Stated goal: Every line in the data below from the one containing "Write a web" down to the one containing "const labelScale = 1.104;", both included, must be retyped exactly; no other line is to appear.

Dataset content:
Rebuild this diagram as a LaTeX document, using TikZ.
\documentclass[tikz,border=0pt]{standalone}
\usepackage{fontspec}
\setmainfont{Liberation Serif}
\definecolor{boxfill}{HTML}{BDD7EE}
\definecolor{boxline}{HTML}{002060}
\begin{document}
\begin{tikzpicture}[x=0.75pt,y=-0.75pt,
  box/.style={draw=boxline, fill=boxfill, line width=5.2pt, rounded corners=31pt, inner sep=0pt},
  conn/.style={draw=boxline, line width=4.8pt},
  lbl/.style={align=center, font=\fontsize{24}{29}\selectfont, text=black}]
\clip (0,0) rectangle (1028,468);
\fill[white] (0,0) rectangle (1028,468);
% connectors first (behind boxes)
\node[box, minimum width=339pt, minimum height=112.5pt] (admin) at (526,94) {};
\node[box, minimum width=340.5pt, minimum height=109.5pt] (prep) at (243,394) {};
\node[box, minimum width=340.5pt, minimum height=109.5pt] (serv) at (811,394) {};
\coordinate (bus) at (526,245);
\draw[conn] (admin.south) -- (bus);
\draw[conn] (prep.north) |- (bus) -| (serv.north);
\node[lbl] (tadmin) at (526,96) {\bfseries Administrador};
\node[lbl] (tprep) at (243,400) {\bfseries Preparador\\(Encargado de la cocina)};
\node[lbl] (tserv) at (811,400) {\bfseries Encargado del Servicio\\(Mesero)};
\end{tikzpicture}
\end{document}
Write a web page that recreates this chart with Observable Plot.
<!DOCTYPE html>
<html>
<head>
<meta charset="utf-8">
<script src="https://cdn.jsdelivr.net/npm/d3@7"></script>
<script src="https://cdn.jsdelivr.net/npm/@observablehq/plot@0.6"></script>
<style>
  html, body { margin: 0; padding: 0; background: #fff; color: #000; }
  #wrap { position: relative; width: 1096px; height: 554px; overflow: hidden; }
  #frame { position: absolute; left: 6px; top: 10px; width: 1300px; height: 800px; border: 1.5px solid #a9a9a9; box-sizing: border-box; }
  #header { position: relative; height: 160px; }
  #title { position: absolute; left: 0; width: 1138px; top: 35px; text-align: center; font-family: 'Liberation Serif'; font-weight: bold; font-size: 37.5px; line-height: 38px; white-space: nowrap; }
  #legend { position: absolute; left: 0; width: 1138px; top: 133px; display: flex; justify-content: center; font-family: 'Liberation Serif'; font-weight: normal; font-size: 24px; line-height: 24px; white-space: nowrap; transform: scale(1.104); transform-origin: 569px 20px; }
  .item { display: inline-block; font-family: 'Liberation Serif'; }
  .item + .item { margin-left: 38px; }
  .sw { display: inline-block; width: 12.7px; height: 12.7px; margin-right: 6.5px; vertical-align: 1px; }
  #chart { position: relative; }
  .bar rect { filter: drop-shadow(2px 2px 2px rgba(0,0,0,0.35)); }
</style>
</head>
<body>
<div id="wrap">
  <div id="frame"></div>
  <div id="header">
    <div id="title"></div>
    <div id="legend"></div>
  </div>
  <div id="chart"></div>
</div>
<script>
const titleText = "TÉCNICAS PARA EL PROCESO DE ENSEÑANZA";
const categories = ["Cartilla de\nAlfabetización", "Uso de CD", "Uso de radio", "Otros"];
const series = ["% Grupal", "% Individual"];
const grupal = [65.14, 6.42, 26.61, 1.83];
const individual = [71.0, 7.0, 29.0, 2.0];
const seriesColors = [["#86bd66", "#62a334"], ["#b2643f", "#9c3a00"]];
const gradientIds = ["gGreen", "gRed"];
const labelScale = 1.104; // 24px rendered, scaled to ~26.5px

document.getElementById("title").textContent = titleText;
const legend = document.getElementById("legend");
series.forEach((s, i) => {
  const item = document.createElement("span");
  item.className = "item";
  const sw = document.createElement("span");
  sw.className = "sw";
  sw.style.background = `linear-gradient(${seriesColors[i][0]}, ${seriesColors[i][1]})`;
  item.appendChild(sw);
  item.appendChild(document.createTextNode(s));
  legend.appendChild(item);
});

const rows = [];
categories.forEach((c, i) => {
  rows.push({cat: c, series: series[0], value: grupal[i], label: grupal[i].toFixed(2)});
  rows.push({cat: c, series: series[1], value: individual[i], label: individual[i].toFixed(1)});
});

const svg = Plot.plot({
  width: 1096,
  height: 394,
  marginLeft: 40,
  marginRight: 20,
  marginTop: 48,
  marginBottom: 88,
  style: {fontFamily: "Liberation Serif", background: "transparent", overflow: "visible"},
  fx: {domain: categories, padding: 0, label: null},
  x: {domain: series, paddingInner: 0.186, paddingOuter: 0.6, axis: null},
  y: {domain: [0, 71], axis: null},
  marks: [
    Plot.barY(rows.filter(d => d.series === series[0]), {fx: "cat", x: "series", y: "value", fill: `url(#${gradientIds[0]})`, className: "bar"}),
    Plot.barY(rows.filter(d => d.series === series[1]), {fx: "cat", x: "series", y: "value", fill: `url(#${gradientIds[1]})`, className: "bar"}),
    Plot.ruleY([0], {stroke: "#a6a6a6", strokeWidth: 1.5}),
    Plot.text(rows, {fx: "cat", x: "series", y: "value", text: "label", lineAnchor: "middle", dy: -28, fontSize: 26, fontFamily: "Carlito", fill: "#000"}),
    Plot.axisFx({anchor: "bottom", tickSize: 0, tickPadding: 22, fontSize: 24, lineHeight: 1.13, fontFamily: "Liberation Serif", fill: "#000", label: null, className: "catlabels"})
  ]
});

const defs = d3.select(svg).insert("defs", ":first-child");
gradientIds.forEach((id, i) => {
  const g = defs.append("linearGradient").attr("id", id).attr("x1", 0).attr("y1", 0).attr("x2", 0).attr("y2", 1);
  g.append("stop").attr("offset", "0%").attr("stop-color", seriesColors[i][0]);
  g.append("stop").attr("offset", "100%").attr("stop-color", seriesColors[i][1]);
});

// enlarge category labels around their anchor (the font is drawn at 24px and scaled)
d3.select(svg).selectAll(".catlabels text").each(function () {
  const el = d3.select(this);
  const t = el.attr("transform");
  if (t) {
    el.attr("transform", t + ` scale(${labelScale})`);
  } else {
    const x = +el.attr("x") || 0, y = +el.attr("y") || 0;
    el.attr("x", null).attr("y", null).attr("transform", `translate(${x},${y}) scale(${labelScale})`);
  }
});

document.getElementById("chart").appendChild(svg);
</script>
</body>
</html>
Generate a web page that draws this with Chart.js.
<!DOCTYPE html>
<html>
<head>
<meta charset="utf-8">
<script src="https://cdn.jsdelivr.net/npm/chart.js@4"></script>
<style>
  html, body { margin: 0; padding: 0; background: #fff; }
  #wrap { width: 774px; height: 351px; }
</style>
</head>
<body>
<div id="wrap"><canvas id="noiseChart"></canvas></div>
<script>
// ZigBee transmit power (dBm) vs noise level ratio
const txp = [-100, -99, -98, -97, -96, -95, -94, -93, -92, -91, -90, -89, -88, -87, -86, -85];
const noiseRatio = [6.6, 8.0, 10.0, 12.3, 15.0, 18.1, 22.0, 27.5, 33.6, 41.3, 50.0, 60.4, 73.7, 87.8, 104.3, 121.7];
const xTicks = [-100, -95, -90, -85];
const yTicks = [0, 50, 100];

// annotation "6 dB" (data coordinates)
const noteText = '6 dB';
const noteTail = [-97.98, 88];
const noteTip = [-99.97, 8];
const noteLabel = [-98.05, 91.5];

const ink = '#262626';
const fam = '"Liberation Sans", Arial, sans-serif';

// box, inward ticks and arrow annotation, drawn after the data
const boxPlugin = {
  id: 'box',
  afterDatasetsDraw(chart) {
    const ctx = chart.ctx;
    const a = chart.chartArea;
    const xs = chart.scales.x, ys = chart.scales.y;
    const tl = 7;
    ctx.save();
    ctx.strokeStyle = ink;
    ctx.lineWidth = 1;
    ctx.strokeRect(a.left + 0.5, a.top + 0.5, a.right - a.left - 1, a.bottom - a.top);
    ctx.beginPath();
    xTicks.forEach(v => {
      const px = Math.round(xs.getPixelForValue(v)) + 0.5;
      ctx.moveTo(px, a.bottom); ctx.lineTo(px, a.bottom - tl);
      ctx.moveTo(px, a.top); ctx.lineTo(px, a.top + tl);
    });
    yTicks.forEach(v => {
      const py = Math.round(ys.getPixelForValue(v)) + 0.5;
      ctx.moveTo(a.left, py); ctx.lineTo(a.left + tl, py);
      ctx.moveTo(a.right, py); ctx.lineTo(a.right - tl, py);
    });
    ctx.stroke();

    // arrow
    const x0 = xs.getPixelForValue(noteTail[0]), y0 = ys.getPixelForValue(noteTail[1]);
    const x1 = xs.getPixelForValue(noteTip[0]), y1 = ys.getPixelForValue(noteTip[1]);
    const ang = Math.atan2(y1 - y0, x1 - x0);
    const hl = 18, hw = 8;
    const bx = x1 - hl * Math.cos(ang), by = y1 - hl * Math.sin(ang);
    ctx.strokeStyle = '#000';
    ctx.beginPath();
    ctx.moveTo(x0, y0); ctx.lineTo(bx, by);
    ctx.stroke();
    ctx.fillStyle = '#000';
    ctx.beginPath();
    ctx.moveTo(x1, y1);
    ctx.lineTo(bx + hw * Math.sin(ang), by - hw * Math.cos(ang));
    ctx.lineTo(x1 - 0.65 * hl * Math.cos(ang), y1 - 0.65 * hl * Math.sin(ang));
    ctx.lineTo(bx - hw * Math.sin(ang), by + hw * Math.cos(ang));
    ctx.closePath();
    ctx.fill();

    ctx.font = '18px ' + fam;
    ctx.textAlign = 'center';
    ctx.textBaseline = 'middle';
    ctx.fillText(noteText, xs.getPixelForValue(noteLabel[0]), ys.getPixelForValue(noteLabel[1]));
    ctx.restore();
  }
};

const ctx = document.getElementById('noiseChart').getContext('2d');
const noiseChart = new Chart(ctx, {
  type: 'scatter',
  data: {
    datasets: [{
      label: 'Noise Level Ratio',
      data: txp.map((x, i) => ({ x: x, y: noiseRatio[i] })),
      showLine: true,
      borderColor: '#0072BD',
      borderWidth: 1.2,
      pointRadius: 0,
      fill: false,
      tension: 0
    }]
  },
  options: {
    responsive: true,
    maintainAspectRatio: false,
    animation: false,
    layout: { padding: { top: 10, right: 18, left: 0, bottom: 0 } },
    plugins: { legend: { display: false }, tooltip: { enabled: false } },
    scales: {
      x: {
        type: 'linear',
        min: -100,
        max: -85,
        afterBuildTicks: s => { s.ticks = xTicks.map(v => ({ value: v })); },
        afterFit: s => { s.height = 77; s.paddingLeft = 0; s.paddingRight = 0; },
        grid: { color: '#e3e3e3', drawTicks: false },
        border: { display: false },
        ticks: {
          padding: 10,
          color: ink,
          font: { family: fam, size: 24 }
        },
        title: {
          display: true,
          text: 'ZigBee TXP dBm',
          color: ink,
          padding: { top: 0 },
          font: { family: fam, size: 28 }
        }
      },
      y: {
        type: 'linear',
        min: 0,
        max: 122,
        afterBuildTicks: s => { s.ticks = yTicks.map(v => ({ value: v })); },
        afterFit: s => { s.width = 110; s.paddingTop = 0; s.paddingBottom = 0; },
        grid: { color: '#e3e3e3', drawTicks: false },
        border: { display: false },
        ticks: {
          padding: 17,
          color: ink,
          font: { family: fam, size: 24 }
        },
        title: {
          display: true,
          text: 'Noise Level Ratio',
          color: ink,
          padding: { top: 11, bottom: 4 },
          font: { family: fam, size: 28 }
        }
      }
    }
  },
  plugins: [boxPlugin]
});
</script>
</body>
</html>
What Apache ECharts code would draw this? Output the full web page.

Final result:
Write a web page that recreates this chart with Observable Plot.
<!DOCTYPE html>
<html>
<head>
<meta charset="utf-8">
<script src="https://cdn.jsdelivr.net/npm/d3@7"></script>
<script src="https://cdn.jsdelivr.net/npm/@observablehq/plot@0.6"></script>
<style>
  html, body { margin: 0; padding: 0; background: #fff; color: #000; }
  #wrap { position: relative; width: 1096px; height: 554px; overflow: hidden; }
  #frame { position: absolute; left: 6px; top: 10px; width: 1300px; height: 800px; border: 1.5px solid #a9a9a9; box-sizing: border-box; }
  #header { position: relative; height: 160px; }
  #title { position: absolute; left: 0; width: 1138px; top: 35px; text-align: center; font-family: 'Liberation Serif'; font-weight: bold; font-size: 37.5px; line-height: 38px; white-space: nowrap; }
  #legend { position: absolute; left: 0; width: 1138px; top: 133px; display: flex; justify-content: center; font-family: 'Liberation Serif'; font-weight: normal; font-size: 24px; line-height: 24px; white-space: nowrap; transform: scale(1.104); transform-origin: 569px 20px; }
  .item { display: inline-block; font-family: 'Liberation Serif'; }
  .item + .item { margin-left: 38px; }
  .sw { display: inline-block; width: 12.7px; height: 12.7px; margin-right: 6.5px; vertical-align: 1px; }
  #chart { position: relative; }
  .bar rect { filter: drop-shadow(2px 2px 2px rgba(0,0,0,0.35)); }
</style>
</head>
<body>
<div id="wrap">
  <div id="frame"></div>
  <div id="header">
    <div id="title"></div>
    <div id="legend"></div>
  </div>
  <div id="chart"></div>
</div>
<script>
const titleText = "TÉCNICAS PARA EL PROCESO DE ENSEÑANZA";
const categories = ["Cartilla de\nAlfabetización", "Uso de CD", "Uso de radio", "Otros"];
const series = ["% Grupal", "% Individual"];
const grupal = [65.14, 6.42, 26.61, 1.83];
const individual = [71.0, 7.0, 29.0, 2.0];
const seriesColors = [["#86bd66", "#62a334"], ["#b2643f", "#9c3a00"]];
const gradientIds = ["gGreen", "gRed"];
const labelScale = 1.104; // 24px rendered, scaled to ~26.5px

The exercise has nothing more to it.